Herbalife Shares Continue Plunge
Dec 21st 2012 12:26PM
Updated Dec 24th 2012 7:00AM
Since calling Herbalife Ltd. (NYSE: HLF) a pyramid scheme a couple of days ago, Pershing Square Capital Management's William Ackman has delivered a 342-slide presentation detailing his company's view of Herbalife's multilevel marketing business model.
Shares of the nutrition and weight-loss products company fell 12% on Wednesday, another 9% yesterday, and they're off about 13.5% again today. Ackman claims that Pershing Square holds a short position in more than 20 million shares of Herbalife. That's virtually all the short shares held in the company as of the November 30th.
By one estimate, Ackman has made a profit of $250 million on his short position in Herbalife, money he says will be contributed to charity through the Pershing Square Foundation.

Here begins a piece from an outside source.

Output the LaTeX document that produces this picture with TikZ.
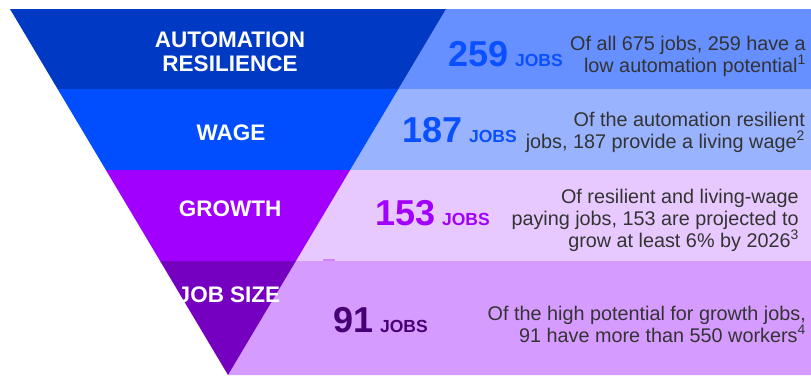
\documentclass[tikz,border=0pt]{standalone}
\usepackage{fontspec}
\setmainfont{Liberation Sans}
\usetikzlibrary{positioning}

\definecolor{autoDark}{HTML}{0039C4}
\definecolor{autoLight}{HTML}{6690FF}
\definecolor{wageDark}{HTML}{004EFF}
\definecolor{wageLight}{HTML}{99B3FF}
\definecolor{growDark}{HTML}{A100FF}
\definecolor{growLight}{HTML}{E8C9FF}
\definecolor{sizeDark}{HTML}{7500C0}
\definecolor{sizeLight}{HTML}{D69BFF}
\definecolor{numBlue}{HTML}{0A50FF}
\definecolor{numDeep}{HTML}{460073}
\definecolor{bodyText}{HTML}{333333}

\tikzset{
  stage/.style={text=white, font=\fontsize{22.5}{24}\selectfont\bfseries, align=center, anchor=base, inner sep=0pt},
  count/.style={font=\fontsize{36}{36}\selectfont\bfseries, anchor=base east, inner sep=0pt},
  note/.style={text=bodyText, font=\fontsize{19.8}{22}\selectfont, align=right, anchor=base east, inner sep=0pt},
}
\newcommand{\jobsword}{\hspace{7pt}{\fontsize{17.5}{17.5}\selectfont JOBS}}

\begin{document}
\begin{tikzpicture}[x=1pt,y=-1pt]
\useasboundingbox (0,0) rectangle (811,375);

% Right-hand bands
\fill[autoLight] (446,9) -- (811,9) -- (811,89) -- (398.4,89) -- cycle;
\fill[wageLight] (398.4,89) -- (811,89) -- (811,170) -- (350.1,170) -- cycle;
\fill[growLight] (350.1,170) -- (811,170) -- (811,261) -- (295.9,261) -- cycle;
\fill[sizeLight] (295.9,261) -- (811,261) -- (811,375) -- (228,375) -- cycle;
\fill[sizeLight!85!growDark] (323,259) rectangle (335,260.7);

% Funnel
\fill[autoDark] (10,9) -- (446,9) -- (398.4,89) -- (57.6,89) -- cycle;
\fill[wageDark] (57.6,89) -- (398.4,89) -- (350.1,170) -- (105.9,170) -- cycle;
\fill[growDark] (105.9,170) -- (350.1,170) -- (295.9,261) -- (160.1,261) -- cycle;
\fill[sizeDark] (160.1,261) -- (295.9,261) -- (228,375) -- cycle;

% Stage names (base = last line)
\node[stage] (autoName) at (230,71) {AUTOMATION\\RESILIENCE};
\node[stage] (wageName) at (231,140) {WAGE};
\node[stage] (growName) at (230,216) {GROWTH};
\node[stage] (sizeName) at (229,302) {JOB SIZE};

% Counts
\node[count,numBlue] (autoCount) at (563,66) {259\jobsword};
\node[count,numBlue] (wageCount) at (517,142) {187\jobsword};
\node[count,growDark] (growCount) at (490,225) {153\jobsword};
\node[count,numDeep] (sizeCount) at (428,332) {91\jobsword};

% Notes
\node[note] (autoNote) at (806,72) {Of all 675 jobs, 259 have a\\low automation potential\textsuperscript{1}};
\node[note] (wageNote) at (805,148) {Of the automation resilient\\jobs, 187 provide a living wage\textsuperscript{2}};
\node[note] (growNote) at (799,247) {Of resilient and living-wage\\paying jobs, 153 are projected to\\grow at least 6\% by 2026\textsuperscript{3}};
\node[note] (sizeNote) at (806,342) {Of the high potential for growth jobs,\\91 have more than 550 workers\textsuperscript{4}};
\end{tikzpicture}
\end{document}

For its part, Herbalife's CEO denies Ackman's accusations and the company has called a special analysts' meeting for January 7 to rebut the charges. Forbes noted today that of nine analysts covering Herbalife, all have Buy or Strong Buy ratings on the stock. The January meeting is virtually certain to up the number of analysts covering the company.
Shares of Herbalife are down 13.7% today, at $29.09 after posting a new 52-week low of $28.76 earlier today. The prior range was $33.05 to $73.00.
A copy of Ackman's slide presentation is available here.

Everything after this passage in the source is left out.